* _WHAT IS REQUIRED_: Write each line of the material exactly as given, from the top through the line that contains "const RY_TICKS = [-60, -40, -20, 0, 20, 40, 60];", and omit all pictures.

* _GIVEN MATERIAL_:
☆ ☆ ☆ ☆

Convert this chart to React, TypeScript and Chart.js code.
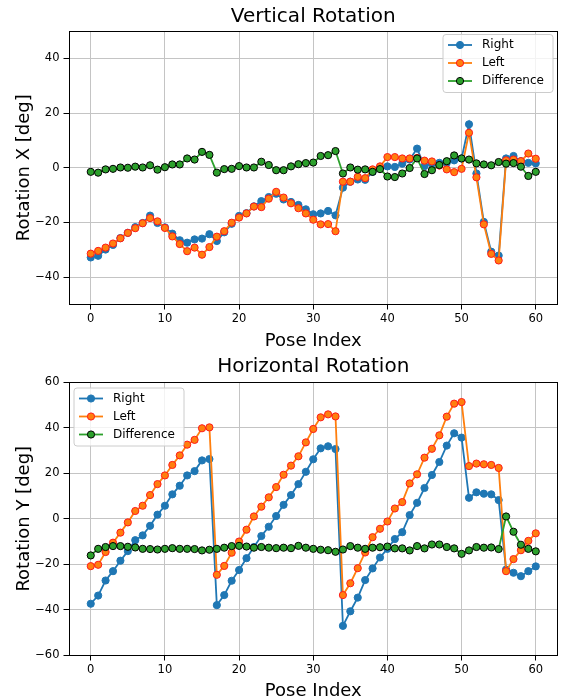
import React, { useEffect, useRef } from "react";
import { Chart, registerables } from "chart.js";

Chart.register(...registerables);

const FONT = "DejaVu Sans";

const POSE_INDEX = [
  0, 1, 2, 3, 4, 5, 6, 7, 8, 9, 10, 11, 12, 13, 14, 15, 16, 17, 18, 19, 20,
  21, 22, 23, 24, 25, 26, 27, 28, 29, 30, 31, 32, 33, 34, 35, 36, 37, 38, 39, 40,
  41, 42, 43, 44, 45, 46, 47, 48, 49, 50, 51, 52, 53, 54, 55, 56, 57, 58, 59, 60,
];

const X_TICKS = [0, 10, 20, 30, 40, 50, 60];
const RX_TICKS = [-40, -20, 0, 20, 40];
const RY_TICKS = [-60, -40, -20, 0, 20, 40, 60];

// Vertical rotation (Rotation X)
const RX_RIGHT = [
  -32.8, -32.2, -29.9, -28.2, -25.7, -23.8, -21.7, -20.2, -17.5, -20.2,
  -21.8, -24.1, -26.5, -27.4, -26.2, -25.9, -24.3, -26.8, -23.6, -20.5,
  -17.6, -16.6, -14.1, -12.2, -10.7, -9.5, -11.6, -12.5, -13.6, -15.2,
  -17.0, -16.7, -15.8, -17.4, -7.3, -5.1, -4.3, -4.4, -1.5, 0.0,
  0.5, 0.3, 1.5, 3.0, 7.0, 0.6, 1.5, 1.8, 1.8, 2.7,
  3.4, 15.9, -2.1, -19.8, -30.7, -32.1, 3.4, 4.3, 2.4, 1.8,
  1.6,
];
const RX_LEFT = [
  -31.4, -30.4, -29.2, -27.7, -25.8, -23.8, -22.1, -20.3, -18.4, -19.6,
  -22.0, -25.1, -27.9, -30.5, -29.2, -31.8, -29.0, -25.2, -23.2, -20.1,
  -18.2, -16.7, -14.2, -14.4, -11.3, -8.8, -10.9, -13.0, -14.8, -16.7,
  -19.0, -20.7, -20.6, -23.2, -5.1, -5.1, -3.3, -3.8, -0.6, 0.5,
  3.9, 3.9, 3.4, 3.4, 3.6, 2.6, 2.3, 0.8, -0.6, -1.6,
  -0.4, 12.8, -3.5, -20.7, -31.5, -33.9, 2.7, 3.0, 2.4, 5.2,
  3.3,
];
const RX_DIFF = [
  -1.5, -1.8, -0.6, -0.4, 0.1, 0.0, 0.4, 0.1, 0.9, -0.7,
  0.2, 1.2, 1.2, 3.4, 3.0, 5.8, 4.7, -1.8, -0.5, -0.4,
  0.6, 0.1, 0.1, 2.2, 1.0, -0.9, -0.9, 0.5, 1.3, 1.7,
  1.9, 4.3, 4.6, 6.1, -2.1, 0.1, -0.7, -0.6, -1.5, -0.5,
  -3.2, -3.4, -2.1, -0.1, 3.4, -2.3, -0.9, 1.0, 2.4, 4.5,
  3.4, 3.0, 1.6, 1.2, 0.9, 2.1, 1.5, 1.7, 0.4, -3.0,
  -1.5,
];

// Horizontal rotation (Rotation Y)
const RY_RIGHT = [
  -37.3, -33.7, -27.1, -23.0, -18.4, -14.2, -9.4, -7.3, -3.1, 1.8,
  5.7, 10.7, 14.5, 19.0, 20.9, 25.6, 26.2, -37.9, -33.5, -27.2,
  -22.5, -17.3, -12.4, -7.6, -3.5, 1.2, 6.1, 10.4, 15.2, 20.6,
  26.1, 30.9, 31.8, 30.6, -47.0, -40.6, -34.6, -26.9, -21.8, -17.0,
  -13.2, -8.9, -5.9, 1.6, 7.0, 13.5, 19.2, 24.9, 32.1, 37.5,
  35.6, 9.2, 11.6, 11.0, 10.7, 8.2, -22.3, -23.7, -25.2, -23.0,
  -20.9,
];
const RY_LEFT = [
  -20.8, -20.2, -14.6, -10.5, -6.1, -1.6, 3.4, 5.7, 10.4, 15.2,
  19.0, 23.6, 27.8, 32.5, 34.6, 39.7, 40.1, -24.6, -20.7, -14.9,
  -10.0, -4.8, 1.0, 5.3, 9.4, 13.9, 19.3, 23.3, 27.4, 33.5,
  39.4, 44.5, 45.8, 44.9, -33.5, -28.3, -21.7, -14.8, -8.1, -4.4,
  -1.2, 4.5, 7.3, 15.5, 19.5, 26.8, 30.7, 36.6, 44.8, 50.5,
  51.2, 23.1, 24.2, 23.9, 23.6, 22.3, -23.0, -17.7, -13.8, -9.7,
  -6.4,
];
const RY_DIFF = [
  -16.1, -13.2, -12.4, -12.0, -12.0, -12.3, -12.6, -13.2, -13.3, -13.5,
  -13.2, -12.9, -13.2, -13.2, -13.3, -13.9, -13.6, -13.2, -12.7, -12.0,
  -11.9, -12.2, -12.7, -12.4, -12.7, -12.9, -12.7, -12.9, -11.9, -12.7,
  -13.2, -13.6, -13.8, -14.5, -13.5, -12.0, -12.7, -13.2, -12.7, -12.5,
  -12.2, -13.0, -13.0, -13.9, -12.0, -13.0, -11.3, -11.3, -12.4, -13.0,
  -15.4, -13.9, -12.4, -12.7, -12.6, -13.3, 1.0, -5.7, -11.4, -13.2,
  -14.3,
];

const SERIES_LABELS = ["Right", "Left", "Difference"];

const fmt = (v: number | string) => {
  const n = Number(v);
  return n < 0 ? "\u2212" + Math.abs(n) : String(n);
};

const toPoints = (vals: number[]) => POSE_INDEX.map((x, i) => ({ x, y: vals[i] }));

const makeDatasets = (r: number[], l: number[], d: number[]) => [
  {
    label: SERIES_LABELS[0],
    data: toPoints(r),
    borderColor: "#1f77b4",
    backgroundColor: "#1f77b4",
    pointBackgroundColor: "#1f77b4",
    pointBorderColor: "#1f77b4",
    borderWidth: 1.8,
    pointRadius: 3.6,
    pointBorderWidth: 1,
    order: 3,
  },
  {
    label: SERIES_LABELS[1],
    data: toPoints(l),
    borderColor: "#ff7f0e",
    backgroundColor: "#ff7f0e",
    pointBackgroundColor: "#ff7f0e",
    pointBorderColor: "#ff1a1a",
    borderWidth: 1.8,
    pointRadius: 3.6,
    pointBorderWidth: 1,
    order: 2,
  },
  {
    label: SERIES_LABELS[2],
    data: toPoints(d),
    borderColor: "#2ca02c",
    backgroundColor: "#2ca02c",
    pointBackgroundColor: "#2ca02c",
    pointBorderColor: "#000000",
    borderWidth: 1.8,
    pointRadius: 3.6,
    pointBorderWidth: 1,
    order: 1,
  },
];

const framePlugin = {
  id: "frame",
  afterDatasetsDraw(chart: any) {
    const { ctx, chartArea } = chart;
    ctx.save();
    ctx.strokeStyle = "#000";
    ctx.lineWidth = 1;
    const l = Math.round(chartArea.left) + 0.5;
    const t = Math.round(chartArea.top) + 0.5;
    const r = Math.round(chartArea.right) - 0.5;
    const b = Math.round(chartArea.bottom) - 0.5;
    ctx.strokeRect(l, t, r - l, b - t);
    ctx.restore();
  },
};

const boxLegendPlugin = {
  id: "boxLegend",
  afterDraw(chart: any, _args: any, opts: any) {
    const { ctx } = chart;
    const { x, y, w, h, firstRow, rowGap } = opts;
    ctx.save();
    const rad = 3;
    ctx.beginPath();
    ctx.moveTo(x + rad, y);
    ctx.lineTo(x + w - rad, y);
    ctx.arcTo(x + w, y, x + w, y + rad, rad);
    ctx.lineTo(x + w, y + h - rad);
    ctx.arcTo(x + w, y + h, x + w - rad, y + h, rad);
    ctx.lineTo(x + rad, y + h);
    ctx.arcTo(x, y + h, x, y + h - rad, rad);
    ctx.lineTo(x, y + rad);
    ctx.arcTo(x, y, x + rad, y, rad);
    ctx.closePath();
    ctx.fillStyle = "rgba(255,255,255,0.8)";
    ctx.fill();
    ctx.strokeStyle = "#cccccc";
    ctx.lineWidth = 1;
    ctx.stroke();
    chart.data.datasets.forEach((ds: any, i: number) => {
      const cy = y + firstRow + i * rowGap;
      ctx.beginPath();
      ctx.moveTo(x + 5, cy);
      ctx.lineTo(x + 29, cy);
      ctx.strokeStyle = ds.borderColor;
      ctx.lineWidth = ds.borderWidth;
      ctx.stroke();
      ctx.beginPath();
      ctx.arc(x + 17, cy, ds.pointRadius, 0, Math.PI * 2);
      ctx.fillStyle = ds.pointBackgroundColor;
      ctx.fill();
      ctx.strokeStyle = ds.pointBorderColor;
      ctx.lineWidth = ds.pointBorderWidth;
      ctx.stroke();
      ctx.fillStyle = "#000";
      ctx.font = `12px "${FONT}"`;
      ctx.textBaseline = "middle";
      ctx.textAlign = "left";
      ctx.fillText(ds.label, x + 39, cy);
    });
    ctx.restore();
  },
};

function makeConfig(
  title: string,
  yTitle: string,
  yMin: number,
  yMax: number,
  yTicks: number[],
  datasets: any[],
  legendPos: { x: number; y: number },
  titlePadBottom: number,
  xAxisHeight: number
): any {
  return {
    type: "line",
    data: { datasets },
    plugins: [framePlugin, boxLegendPlugin],
    options: {
      animation: false,
      responsive: false,
      events: [],
      layout: { padding: { left: 0, right: 2.5, top: 0, bottom: 0 } },
      plugins: {
        legend: { display: false },
        tooltip: { enabled: false },
        title: {
          display: true,
          text: title,
          fullSize: false,
          color: "#000",
          font: { family: FONT, size: 20, weight: "normal", lineHeight: 1.2 },
          padding: { top: 5, bottom: titlePadBottom },
        },
        boxLegend: { x: legendPos.x, y: legendPos.y, w: 110, h: 58, firstRow: 10.5, rowGap: 18 },
      },
      scales: {
        x: {
          type: "linear",
          min: -3,
          max: 63,
          afterBuildTicks: (s: any) => {
            s.ticks = X_TICKS.map((v) => ({ value: v }));
          },
          afterFit: (s: any) => {
            s.height = xAxisHeight;
          },
          grid: { color: "#c4c4c4", lineWidth: 1, tickColor: "#000", tickLength: 5, drawTicks: true },
          border: { display: false },
          ticks: {
            color: "#000",
            font: { family: FONT, size: 11.5 },
            padding: 3,
            maxRotation: 0,
            autoSkip: false,
            callback: fmt,
          },
          title: {
            display: true,
            text: "Pose Index",
            color: "#000",
            font: { family: FONT, size: 18, lineHeight: 1 },
            padding: { top: 0, bottom: 0 },
          },
        },
        y: {
          type: "linear",
          min: yMin,
          max: yMax,
          afterBuildTicks: (s: any) => {
            s.ticks = yTicks.map((v) => ({ value: v }));
          },
          afterFit: (s: any) => {
            s.width = 68.5;
          },
          grid: { color: "#c4c4c4", lineWidth: 1, tickColor: "#000", tickLength: 5, drawTicks: true },
          border: { display: false },
          ticks: {
            color: "#000",
            font: { family: FONT, size: 11.5 },
            padding: 4,
            autoSkip: false,
            callback: fmt,
          },
          title: {
            display: true,
            text: yTitle,
            color: "#000",
            font: { family: FONT, size: 18, lineHeight: 1 },
            padding: { top: 15.5, bottom: 0 },
          },
        },
      },
    },
  };
}

function PlotCanvas({ config }: { config: () => any }) {
  const ref = useRef<HTMLCanvasElement | null>(null);
  useEffect(() => {
    if (!ref.current) return;
    const chart = new Chart(ref.current, config());
    return () => chart.destroy();
  }, []);
  return <canvas ref={ref} width={563} height={350} style={{ display: "block" }} />;
}

export default function App() {
  return (
    <div style={{ position: "absolute", top: 0, left: 0, width: 563, height: 700, background: "#fff" }}>
      <PlotCanvas
        config={() =>
          makeConfig(
            "Vertical Rotation",
            "Rotation X [deg]",
            -50,
            50,
            RX_TICKS,
            makeDatasets(RX_RIGHT, RX_LEFT, RX_DIFF),
            { x: 443, y: 34.5 },
            2,
            45.5
          )
        }
      />
      <PlotCanvas
        config={() =>
          makeConfig(
            "Horizontal Rotation",
            "Rotation Y [deg]",
            -60,
            60,
            RY_TICKS,
            makeDatasets(RY_RIGHT, RY_LEFT, RY_DIFF),
            { x: 74, y: 38 },
            3,
            44.5
          )
        }
      />
    </div>
  );
}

☆ ☆ ☆ ☆

* _RESULT FOR THIS EXERCISE_:
Convert this chart to React, TypeScript and Chart.js code.
import React, { useEffect, useRef } from "react";
import { Chart, registerables } from "chart.js";

Chart.register(...registerables);

const FONT = "DejaVu Sans";

const POSE_INDEX = [
  0, 1, 2, 3, 4, 5, 6, 7, 8, 9, 10, 11, 12, 13, 14, 15, 16, 17, 18, 19, 20,
  21, 22, 23, 24, 25, 26, 27, 28, 29, 30, 31, 32, 33, 34, 35, 36, 37, 38, 39, 40,
  41, 42, 43, 44, 45, 46, 47, 48, 49, 50, 51, 52, 53, 54, 55, 56, 57, 58, 59, 60,
];

const X_TICKS = [0, 10, 20, 30, 40, 50, 60];
const RX_TICKS = [-40, -20, 0, 20, 40];
const RY_TICKS = [-60, -40, -20, 0, 20, 40, 60];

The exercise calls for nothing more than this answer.